The issue is not increased wages vs. expanding critical support staff, but a fight for both. The top 10 largest corporations in Minnesota alone made $40.64 billion in profits in 2019, with many of them paying less in taxes than the previous year.

A list of Minnesota billionaires include: Whitney MacMillan, $6 billion (Cargill); Glen Taylor, $2.6 billion Taylor Corp., Minnesota Timberwolves, Minnesota Lynx, United FC; Stanley Hubbard, $2.2 billion (Hubbard Broadcasting); William F. Austin, $1.6 billion (Starkey Hearing Technologies) and Martha MacMillan, $1.3 billion, and John MacMillan, $1.3 billion, two other heirs to the Cargill, the world's biggest agriculture business and the largest private company in the US.

A wealth tax on the private fortunes of these oligarchs would provide more than enough resources to fully fund a living wage and a vast expansion of service not only in St. Paul but throughout the state.

The union, however, is a direct agent of the Democratic Party, which no less than the Republicans opposes any significant redistribution of wealth. In fact, the same school board that is opposing teachers’ demands was put into place by the SPFE itself.

St. Paul mayor Melvin Carter—who was endorsed by the SPFE and has joined the negotiations to subordinate declared that we are “not facing a situation of opposing or conflicting visions for our community, but really the constraints of limited resources.”

The fact is teachers have one vision—living wages, expanding services and fully funded schools—while the Democrats, the school board and the union have another—continued austerity and the continued funneling of society’s wealth into the hands of the corporate and financial aristocracy.

Significantly, the SPFE has shown its own nervousness about the political radicalization of teachers and the growing interest in socialism among workers and youth. While the union has not officially endorsed any Democratic presidential candidate, it has lent its support to the efforts by the Democratic Party, including US Senator from Minnesota Amy Klobuchar to oppose the efforts by Bernie Sanders to win the nomination. The torpedoing of Sanders’ campaign only underscores the dead end of Sanders’ claim that the Democratic Party—a party of Wall Street—can be turned into an instrument to fight social inequality.

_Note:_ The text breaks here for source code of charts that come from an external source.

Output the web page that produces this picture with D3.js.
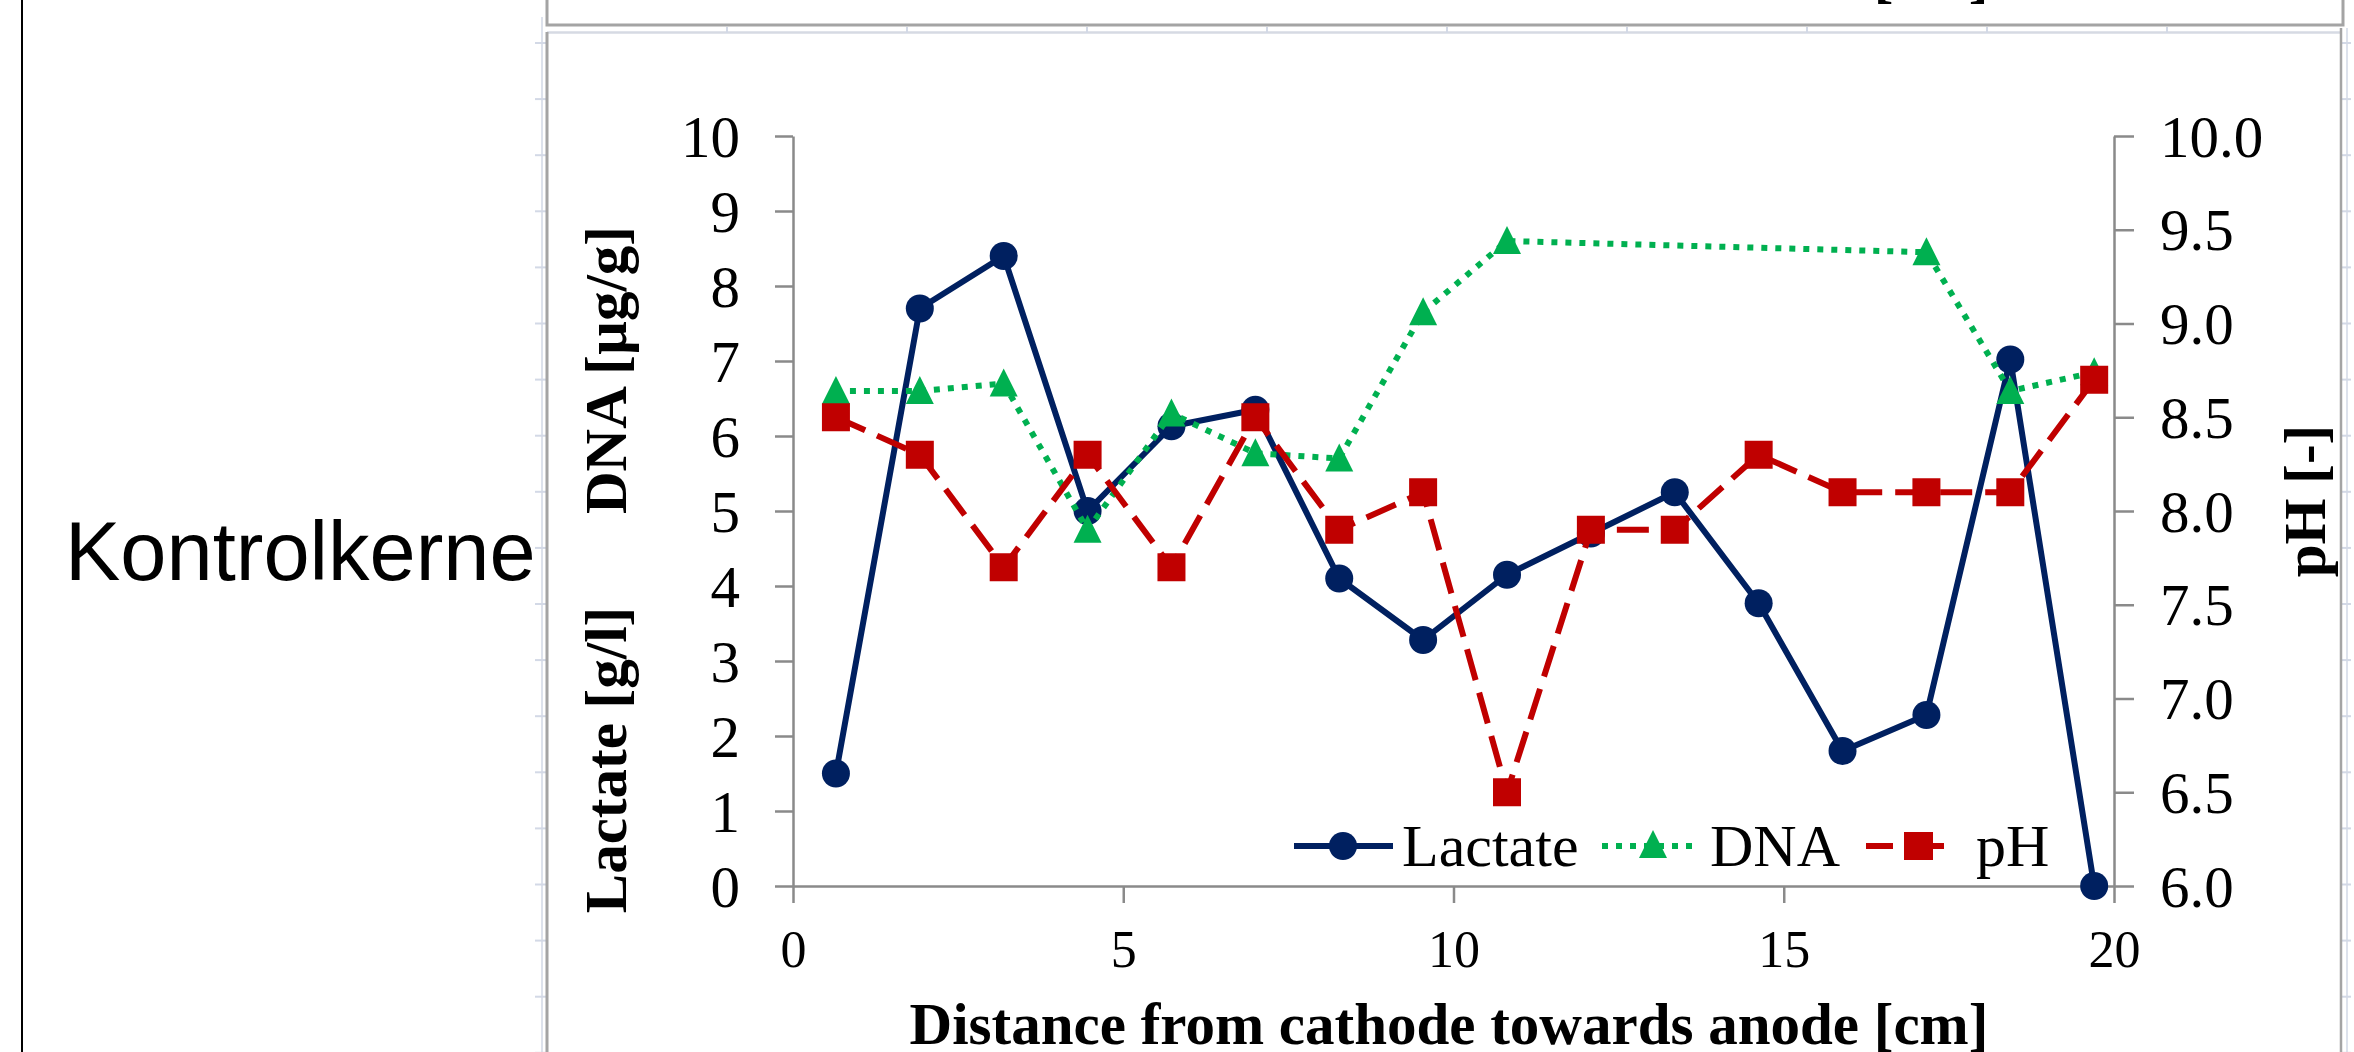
<!DOCTYPE html>
<html>
<head>
<meta charset="utf-8">
<script src="https://cdn.jsdelivr.net/npm/d3@7"></script>
<style>
  html, body { margin: 0; padding: 0; background: #fff; }
  svg { display: block; }
</style>
</head>
<body>
<svg id="chart" width="2354" height="1052"></svg>
<script>
// ---------- data ----------
const distance = [0.65, 1.92, 3.19, 4.46, 5.73, 7.0, 8.27, 9.54, 10.81, 12.08, 13.35, 14.62, 15.89, 17.16, 18.43, 19.7];
const lactate  = [1.5, 7.7, 8.4, 5.0, 6.13, 6.35, 4.1, 3.28, 4.15, 4.7, 5.25, 3.77, 1.8, 2.28, 7.02, 0];
const dna      = [6.6, 6.6, 6.7, 4.75, 6.3, 5.77, 5.7, 7.65, 8.6, null, null, null, null, 8.45, 6.6, 6.85];
const ph       = [8.5, 8.3, 7.7, 8.3, 7.7, 8.5, 7.9, 8.1, 6.5, 7.9, 7.9, 8.3, 8.1, 8.1, 8.1, 8.7];

const xTicks      = [0, 5, 10, 15, 20];
const leftTicks   = [0, 1, 2, 3, 4, 5, 6, 7, 8, 9, 10];
const rightTicks  = [6.0, 6.5, 7.0, 7.5, 8.0, 8.5, 9.0, 9.5, 10.0];
const seriesNames = ["Lactate", "DNA", "pH"];
const rowLabel    = "Kontrolkerne";
const xTitle      = "Distance from cathode towards anode [cm]";
const yTitleLow   = "Lactate [g/l]";
const yTitleHigh  = "DNA [µg/g]";
const yTitleRight = "pH [-]";

// ---------- setup ----------
const svg = d3.select("#chart");
const serif = "'Times New Roman', 'Liberation Serif', serif";
const sans = "Arial, 'Liberation Sans', sans-serif";

const x  = d3.scaleLinear().domain([0, 20]).range([793, 2114]);
const yL = d3.scaleLinear().domain([0, 10]).range([886, 136]);
const yR = d3.scaleLinear().domain([6, 10]).range([886, 136]);

const cNavy = "#002060", cGreen = "#00B050", cRed = "#C00000";
const axisCol = "#8a8a8a";

svg.append("rect").attr("width", 2354).attr("height", 1052).attr("fill", "#fff");

// ---------- page / table decoration ----------
const deco = svg.append("g");
// clipped title of the chart above
deco.append("text").attr("x", 1449).attr("y", -4).attr("text-anchor", "middle")
  .attr("font-family", serif).attr("font-weight", "bold").attr("font-size", 59)
  .text(xTitle);
deco.append("line").attr("x1", 22).attr("x2", 22).attr("y1", 0).attr("y2", 1052)
  .attr("stroke", "#000").attr("stroke-width", 2);
// faint guide lines
deco.append("line").attr("x1", 542).attr("x2", 542).attr("y1", 17).attr("y2", 1052)
  .attr("stroke", "#dde2ec").attr("stroke-width", 2);
deco.append("line").attr("x1", 2347).attr("x2", 2347).attr("y1", 28).attr("y2", 1052)
  .attr("stroke", "#dde2ec").attr("stroke-width", 2);
deco.append("line").attr("x1", 547).attr("x2", 2341).attr("y1", 32.5).attr("y2", 32.5)
  .attr("stroke", "#d6dae3").attr("stroke-width", 2.5);
const guideY = d3.range(19).map(k => 43 + 56.1 * k);
deco.selectAll(".gl").data(guideY).join("line")
  .attr("x1", 535).attr("x2", 546).attr("y1", d => d).attr("y2", d => d)
  .attr("stroke", "#d3d9e6").attr("stroke-width", 2);
deco.selectAll(".gr").data(guideY).join("line")
  .attr("x1", 2342).attr("x2", 2351).attr("y1", d => d).attr("y2", d => d)
  .attr("stroke", "#d3d9e6").attr("stroke-width", 2);
const guideX = d3.range(9).map(k => 727 + 180 * k);
deco.selectAll(".gt").data(guideX).join("line")
  .attr("x1", d => d).attr("x2", d => d).attr("y1", 27).attr("y2", 33)
  .attr("stroke", "#d3d9e6").attr("stroke-width", 2);
// chart above: border
deco.append("path").attr("d", "M547,0 V25 H2343 V0").attr("fill", "none")
  .attr("stroke", "#a4a4a4").attr("stroke-width", 3);
// this chart: border
deco.append("line").attr("x1", 547).attr("x2", 547).attr("y1", 32).attr("y2", 1052)
  .attr("stroke", "#a4a4a4").attr("stroke-width", 3);
deco.append("line").attr("x1", 2341).attr("x2", 2341).attr("y1", 28).attr("y2", 1052)
  .attr("stroke", "#a4a4a4").attr("stroke-width", 2.5);

svg.append("text").attr("x", 65).attr("y", 580)
  .attr("font-family", sans).attr("font-size", 83).attr("fill", "#000")
  .text(rowLabel);

// ---------- axes ----------
function styleAxis(g) {
  g.select(".domain").attr("stroke", axisCol).attr("stroke-width", 2.5);
  g.selectAll(".tick line").attr("stroke", axisCol).attr("stroke-width", 2.5);
  g.selectAll("text").attr("fill", "#000").attr("font-family", serif);
}

const gx = svg.append("g").attr("transform", "translate(0,886)")
  .call(d3.axisBottom(x).tickValues(xTicks).tickSize(17).tickSizeOuter(0).tickFormat(d3.format("d")));
styleAxis(gx);
gx.selectAll("text").attr("font-size", 52).attr("dy", null).attr("y", 81);

const gl = svg.append("g").attr("transform", "translate(793,0)")
  .call(d3.axisLeft(yL).tickValues(leftTicks).tickSize(18).tickSizeOuter(0).tickPadding(35).tickFormat(d3.format("d")));
styleAxis(gl);
gl.selectAll("text").attr("font-size", 59).attr("dy", "0.34em");

const gr = svg.append("g").attr("transform", "translate(2114,0)")
  .call(d3.axisRight(yR).tickValues(rightTicks).tickSize(20).tickSizeOuter(0).tickPadding(26).tickFormat(d3.format(".1f")));
styleAxis(gr);
gr.selectAll("text").attr("font-size", 59).attr("dy", "0.34em");

// axis titles
svg.append("text").attr("x", 1449).attr("y", 1044).attr("text-anchor", "middle")
  .attr("font-family", serif).attr("font-weight", "bold").attr("font-size", 59).text(xTitle);
svg.append("text").attr("transform", "translate(626,760) rotate(-90)").attr("text-anchor", "middle")
  .attr("font-family", serif).attr("font-weight", "bold").attr("font-size", 59).text(yTitleLow);
svg.append("text").attr("transform", "translate(626,370) rotate(-90)").attr("text-anchor", "middle")
  .attr("font-family", serif).attr("font-weight", "bold").attr("font-size", 59).text(yTitleHigh);
svg.append("text").attr("transform", "translate(2325,501) rotate(-90)").attr("text-anchor", "middle")
  .attr("font-family", serif).attr("font-weight", "bold").attr("font-size", 59).text(yTitleRight);

// ---------- series ----------
const lacData = distance.map((d, i) => ({x: d, y: lactate[i]}));
const dnaData = distance.map((d, i) => ({x: d, y: dna[i]})).filter(d => d.y !== null);
const phData  = distance.map((d, i) => ({x: d, y: ph[i]}));

const lineL = d3.line().x(d => x(d.x)).y(d => yL(d.y));
const lineR = d3.line().x(d => x(d.x)).y(d => yR(d.y));

const triPath = "M0,-15 L14,13 L-14,13 Z";

// Lactate
svg.append("path").datum(lacData).attr("d", lineL).attr("fill", "none")
  .attr("stroke", cNavy).attr("stroke-width", 6).attr("stroke-linejoin", "round");
svg.selectAll(".mL").data(lacData).join("circle")
  .attr("cx", d => x(d.x)).attr("cy", d => yL(d.y)).attr("r", 14).attr("fill", cNavy);

// DNA
svg.append("path").datum(dnaData).attr("d", lineL).attr("fill", "none")
  .attr("stroke", cGreen).attr("stroke-width", 6).attr("stroke-dasharray", "6,8");
svg.selectAll(".mD").data(dnaData).join("path")
  .attr("d", triPath).attr("transform", d => `translate(${x(d.x)},${yL(d.y)})`).attr("fill", cGreen);

// pH
svg.append("path").datum(phData).attr("d", lineR).attr("fill", "none")
  .attr("stroke", cRed).attr("stroke-width", 6).attr("stroke-dasharray", "32,13");
svg.selectAll(".mP").data(phData).join("rect")
  .attr("x", d => x(d.x) - 14).attr("y", d => yR(d.y) - 14).attr("width", 28).attr("height", 28).attr("fill", cRed);

// ---------- legend ----------
const leg = svg.append("g");
const legY = 846;
// Lactate
leg.append("line").attr("x1", 1294).attr("x2", 1393).attr("y1", legY).attr("y2", legY)
  .attr("stroke", cNavy).attr("stroke-width", 6);
leg.append("circle").attr("cx", 1343).attr("cy", legY).attr("r", 14).attr("fill", cNavy);
leg.append("text").attr("x", 1402).attr("y", 866).attr("font-family", serif).attr("font-size", 60).text(seriesNames[0]);
// DNA
leg.append("line").attr("x1", 1602).attr("x2", 1695).attr("y1", legY).attr("y2", legY)
  .attr("stroke", cGreen).attr("stroke-width", 6).attr("stroke-dasharray", "6,8");
leg.append("path").attr("d", triPath).attr("transform", `translate(1653,${legY - 1})`).attr("fill", cGreen);
leg.append("text").attr("x", 1710).attr("y", 866).attr("font-family", serif).attr("font-size", 60).text(seriesNames[1]);
// pH
leg.append("line").attr("x1", 1866).attr("x2", 1945).attr("y1", legY).attr("y2", legY)
  .attr("stroke", cRed).attr("stroke-width", 6).attr("stroke-dasharray", "27,24");
leg.append("rect").attr("x", 1904).attr("y", legY - 14).attr("width", 29).attr("height", 28).attr("fill", cRed);
leg.append("text").attr("x", 1976).attr("y", 866).attr("font-family", serif).attr("font-size", 60).text(seriesNames[2]);
</script>
</body>
</html>
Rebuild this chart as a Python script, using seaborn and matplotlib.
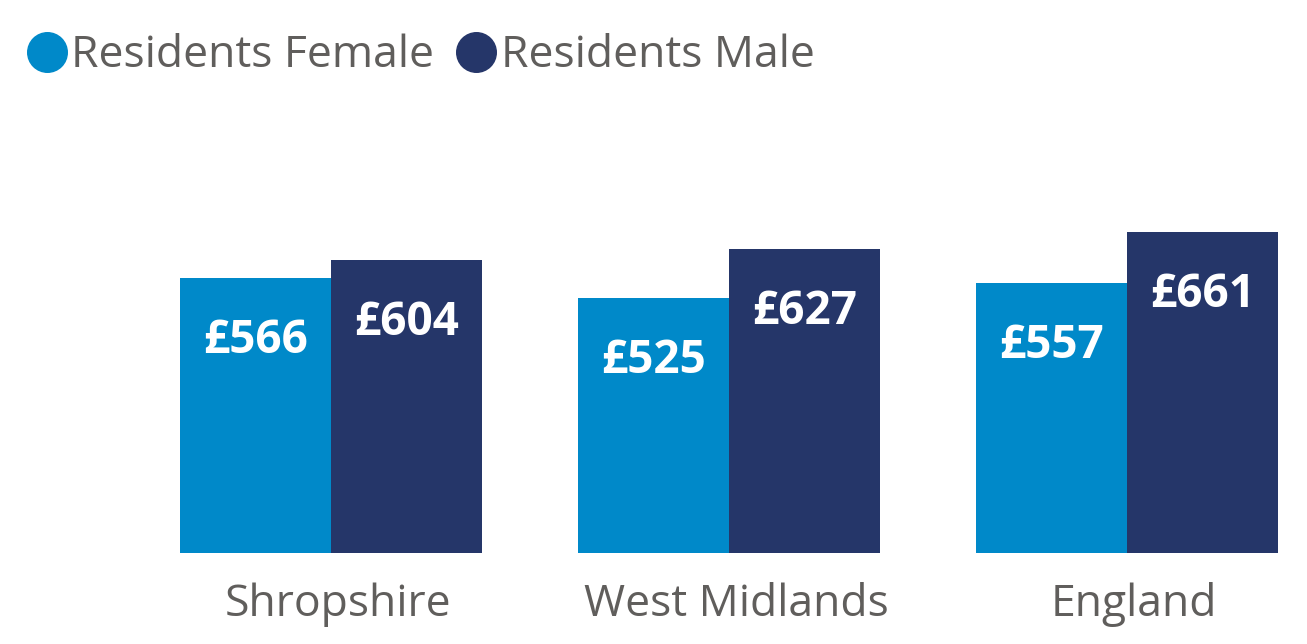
import numpy as np
import pandas as pd
import seaborn as sns
import matplotlib.pyplot as plt
import matplotlib.transforms as mtransforms
from matplotlib.lines import Line2D

# weekly pay by residence and sex
regions = ["Shropshire", "West Midlands", "England"]
female_pay = [566, 525, 557]
male_pay = [604, 627, 661]
series = ["Residents Female", "Residents Male"]
colors = ["#0089C9", "#253669"]
text_grey = "#605E5C"

df = pd.DataFrame({
    "Region": regions * 2,
    "Pay": female_pay + male_pay,
    "Sex": [series[0]] * 3 + [series[1]] * 3,
})

sns.set_style("white")
plt.rcParams["font.family"] = ["Open Sans", "DejaVu Sans"]

fig = plt.figure(figsize=(13.07, 6.44), dpi=100)
ax = fig.add_axes([0.101, 0.1413, 0.899, 0.548])

sns.barplot(data=df, x="Region", y="Pay", hue="Sex", palette=colors,
            width=0.76, saturation=1, legend=False, linewidth=0, ax=ax)

ax.set_xlim(-0.5, 2.452)
ax.set_ylim(0, 726.8)

# value labels inside bar tops
for cont in ax.containers:
    for bar, val in zip(cont, cont.datavalues):
        ax.annotate(f"£{val:.0f}", (bar.get_x() + bar.get_width() / 2, bar.get_height()),
                    xytext=(0, -54), textcoords="offset points",
                    ha="center", va="baseline", color="white",
                    fontsize=33, fontweight="bold")

ax.set_xlabel("")
ax.set_ylabel("")
ax.set_yticks([])
ax.tick_params(axis="x", length=0, pad=21, labelsize=32, labelcolor=text_grey)
# nudge category labels slightly right, like the original
shift = mtransforms.ScaledTranslation(7 / 100, 0, fig.dpi_scale_trans)
for lab in ax.get_xticklabels():
    lab.set_transform(lab.get_transform() + shift)
sns.despine(ax=ax, left=True, bottom=True)

handles = [Line2D([], [], marker="o", linestyle="", markersize=28.5,
                  markerfacecolor=c, markeredgecolor=c) for c in colors]
fig.legend(handles, series, loc="upper left", bbox_to_anchor=(0.005, 0.975),
           frameon=False, ncol=2, fontsize=32, labelcolor=text_grey,
           handletextpad=0.05, columnspacing=0.45, handlelength=1.0,
           borderaxespad=0)

fig.savefig("out.png", dpi=100)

The opposition of St. Paul teachers is part of a growing wave of struggle across the US and internationally. As teachers prepare to strike, public school teachers in Puebla, Mexico are blockading railway lines to demand increased hiring. Over the last two years, over 700,000 teachers in the US have struck. But every struggle from West Virginia, Oklahoma and Arizona to Los Angeles, Oakland and Chicago, has been sabotaged by the unions, subordinated to the Democratic Party and defeated.

Conditions are emerging to unite teachers with every broader sections of the workers, including janitors and health care workers who are also biting at the bit to fight against poverty level wages and overwork. As of this month, one-third of teachers in Minnesota have not settled contracts.

To unite workers in a common struggle, St. Paul teachers should organize rank-and-file committees, which act independently of the AFT-SPFE, and fight to expand the strike to teachers statewide.